Because all pregnancies either come to term or end in miscarriage, whatever violation of a woman’s property rights may be entailed by a pregnancy will inevitably be corrected anyway, and the fetus will not always be in the womb. The natural correction of this violation is the only one that is compatible with the fetus’s rights as a human being to its own body. When a woman’s body is inhabited by another human being, the proportional response is for that human being to ultimately leave – but in the real world, justice cannot and ought not be instantaneous. Indeed, court processes pertaining to civil or criminal justice often last for years, and with good reason. All the evidence needs to be weighed carefully, all the arguments need to be heard, and the judges and jury need to be sure at least beyond reasonable doubt that their decision is the just one. Compared to the length of many trials, the nine-month waiting period for a woman’s property right to her body to be fully and inevitably vindicated is small indeed.

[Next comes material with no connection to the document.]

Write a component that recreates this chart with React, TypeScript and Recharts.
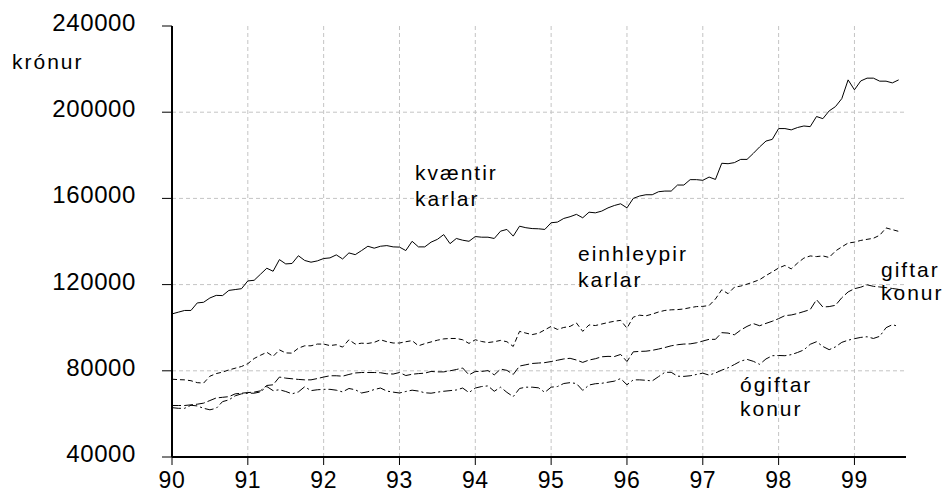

If a court passed an instantaneous verdict in any civil or criminal case, that verdict would be unjust by definition. Likewise, if a woman, in choosing to have an abortion, tries to pass an instantaneous verdict over the violation of her property rights, this cannot by definition be just – because justice was not given the time it needed to take its proper course.
All
individual natural rights are mutually consistent and compatible, and it is
possible to enforce both a woman’s right to her own body and a fetus’s right to
life. All that is needed in the short term is to allow time to take its course
and bring about justice. In the future, it is desirable to develop technologies
that can speed up this process for the benefit of all parties.